Venue: Hayes Theatre Co (Potts Point NSW), Jun 23 – 28, 2026
Director: Dino Dimitriadis
Cast: Paul Capsis, Adam Noviello, with Victoria Falconer
Images by Gianna Rizzo
Theatre review
Much like the women of the celebrated documentary Grey Gardens, Addy and their parental counterpart exist in a state of mutual captivity—inseparable, yet hardly serene. House of Rot unfolds principally through torch songs and standards drawn from the past century, with dialogue kept to a bare minimum.
Though its form is fundamentally cabaret, its theatrical scope renders it far more substantial than the category typically permits—a distinction owing much to Leila Enright’s economically incisive dramaturgy. Brockman’s lighting, in particular, demands recognition for the artistic elevation it brings; consistently mesmerising, it possesses the rare capacity to arrest time itself—an effect crucial to a narrative about two people locked in a vicious cycle of tender devotion and bitter dependency. We behold them frozen, unable to advance, yet we are compelled to discern whatever sublimity resides in their stasis.
Victoria Falconer’s musical direction harnesses the transcendental power of song, reshaping familiar numbers into freshly romantic configurations that cohere into a unified whole. The result is a work that either articulates a meaningful narrative—subject to each spectator’s personal interpretation—or, at minimum, facilitates a visceral experience that proves both persuasive and resonant, propelled by an unmistakable sense of deliberate intention. Falconer remains onstage throughout, providing flawless accompaniment while also delivering the show’s prologue and epilogue.

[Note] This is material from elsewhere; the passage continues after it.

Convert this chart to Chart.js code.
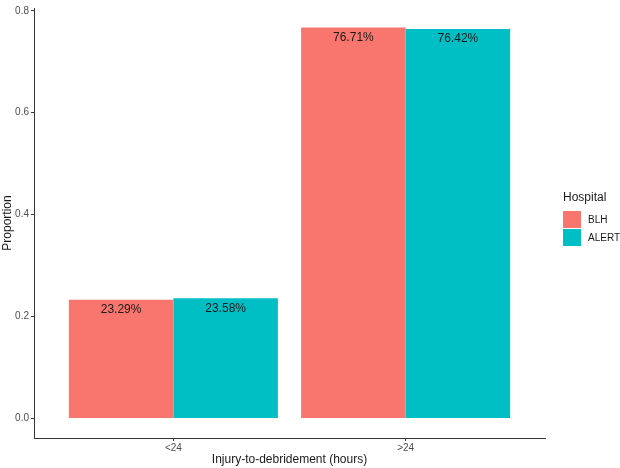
<!DOCTYPE html>
<html>
<head>
<meta charset="utf-8">
<script src="https://cdn.jsdelivr.net/npm/chart.js@4"></script>
<style>
  html, body { margin: 0; padding: 0; background: #fff; }
  #wrap { width: 620px; height: 468px; position: relative; }
</style>
</head>
<body>
<div id="wrap"><canvas id="c"></canvas></div>
<script>
const categories = ['<24', '>24'];
const seriesNames = ['BLH', 'ALERT'];
const blhValues = [0.2329, 0.7671];
const alertValues = [0.2358, 0.7642];
const yTicks = [0, 0.2, 0.4, 0.6, 0.8];
const colors = ['#F8766D', '#00BFC4'];

const FONT = "'Liberation Sans', Arial, Helvetica, sans-serif";

function toPoints(vals) {
  return vals.map((v, i) => ({ x: i + 1, y: v }));
}

const allVals = blhValues.concat(alertValues);
const yMaxData = Math.max(...allVals);
const yExp = yMaxData * 0.05;

const labelPlugin = {
  id: 'barLabels',
  afterDatasetsDraw(chart) {
    const ctx = chart.ctx;
    ctx.save();
    ctx.font = '12px ' + FONT;
    ctx.fillStyle = '#1a1a1a';
    ctx.textAlign = 'center';
    ctx.textBaseline = 'middle';
    chart.data.datasets.forEach((ds, di) => {
      const meta = chart.getDatasetMeta(di);
      meta.data.forEach((bar, i) => {
        const v = ds.data[i].y;
        ctx.fillText((v * 100).toFixed(2) + '%', bar.x, bar.y + 10);
      });
    });
    ctx.restore();
  }
};

const legendPlugin = {
  id: 'ggLegend',
  afterDraw(chart) {
    const ctx = chart.ctx;
    const x0 = 563;
    ctx.save();
    ctx.fillStyle = '#1a1a1a';
    ctx.textBaseline = 'middle';
    ctx.textAlign = 'left';
    ctx.font = '12px ' + FONT;
    ctx.fillText('Hospital', x0, 198);
    chart.data.datasets.forEach((ds, i) => {
      const y = 211 + i * 18;
      ctx.fillStyle = ds.backgroundColor;
      ctx.fillRect(x0, y, 18, 17);
      ctx.fillStyle = '#1a1a1a';
      ctx.font = '10px ' + FONT;
      ctx.fillText(ds.label, x0 + 25, y + 9);
    });
    ctx.restore();
  }
};

new Chart(document.getElementById('c'), {
  type: 'bar',
  data: {
    datasets: [
      { label: seriesNames[0], data: toPoints(blhValues), backgroundColor: colors[0], borderWidth: 0 },
      { label: seriesNames[1], data: toPoints(alertValues), backgroundColor: colors[1], borderWidth: 0 }
    ]
  },
  options: {
    responsive: true,
    maintainAspectRatio: false,
    animation: false,
    devicePixelRatio: 1,
    layout: { padding: { left: 0, right: 75, top: 2, bottom: 0 } },
    datasets: { bar: { categoryPercentage: 0.9, barPercentage: 1.0 } },
    plugins: { legend: { display: false }, tooltip: { enabled: false } },
    scales: {
      x: {
        type: 'linear',
        offset: false,
        min: 0.4,
        max: 2.6,
        afterBuildTicks(scale) {
          scale.ticks = categories.map((c, i) => ({ value: i + 1 }));
        },
        afterFit(scale) { scale.height = 30; },
        ticks: {
          autoSkip: false,
          maxRotation: 0,
          padding: 1,
          color: '#4d4d4d',
          font: { family: FONT, size: 10 },
          callback: (v) => categories[Math.round(v) - 1] || ''
        },
        grid: { display: true, drawOnChartArea: false, drawTicks: true, tickLength: 3, color: '#333333', offset: false },
        border: { display: true, color: '#333333', width: 1 },
        title: {
          display: true,
          text: 'Injury-to-debridement (hours)',
          color: '#1a1a1a',
          font: { family: FONT, size: 12 },
          padding: { top: 0, bottom: 1 }
        }
      },
      y: {
        min: -yExp,
        max: yMaxData + yExp,
        afterBuildTicks(scale) {
          scale.ticks = yTicks.map(v => ({ value: v }));
        },
        afterFit(scale) { scale.width = 34; },
        ticks: {
          padding: 2,
          color: '#4d4d4d',
          font: { family: FONT, size: 10 },
          callback: (v) => Number(v).toFixed(1)
        },
        grid: { display: true, drawOnChartArea: false, drawTicks: true, tickLength: 3, color: '#333333' },
        border: { display: true, color: '#333333', width: 1 },
        title: {
          display: true,
          text: 'Proportion',
          color: '#1a1a1a',
          font: { family: FONT, size: 12 },
          padding: { top: 0, bottom: 0 }
        }
      }
    }
  },
  plugins: [labelPlugin, legendPlugin]
});
</script>
</body>
</html>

Paul Capsis inhabits the parental figure with a baroque sensibility, wielding a singular fusion of the macabre and the glamorous. The effect is not merely visually arresting but emotionally penetrating; Capsis conveys instantaneous gravitas through every gesture and saunter, even when the rational mind struggles to assign immediate meaning to these portrayals. Such impact derives not solely from the visual plane, but from vocal capacities now the stuff of legend—enthralling precisely because of their steadfast refusal of conventional prettiness. Adam Noviello, though not yet possessing the seasoned depth to fully match a living legend, nevertheless sings with comparable skill, albeit in a wildly divergent register.
Nicol & Ford’s costumes distil the essence of the Edies into a contemporary idiom, evoking eroded wealth, regrettable choices, and unvarnished beauty to ensure we fall in love with these characters anew. Dino Dimitriadis’s direction does more than retell the saga of entwined aristocratic Americans; by placing Capsis and Noviello in parallel, Dimitriadis transposes the Grey Gardens mythology into a narrative of intergenerational queerness—one that speaks to the inheritance of trauma alongside more wondrous bequests.
House of Rot interrogates how a community ought to move forward in a world that, while ostensibly growing more accommodating, also seems to demand the shedding of cultural particularities. It aches for queer people to claim a luminous future, yet warns with a tremor in its voice that we must not surrender every trait that makes us who we are—must not melt ourselves down to be palatable to those who have never once, not for a single heartbeat, considered loosening their grip on power. To do so would be to lose not merely our history, but the very pulse of what makes us consequential and irreplaceable.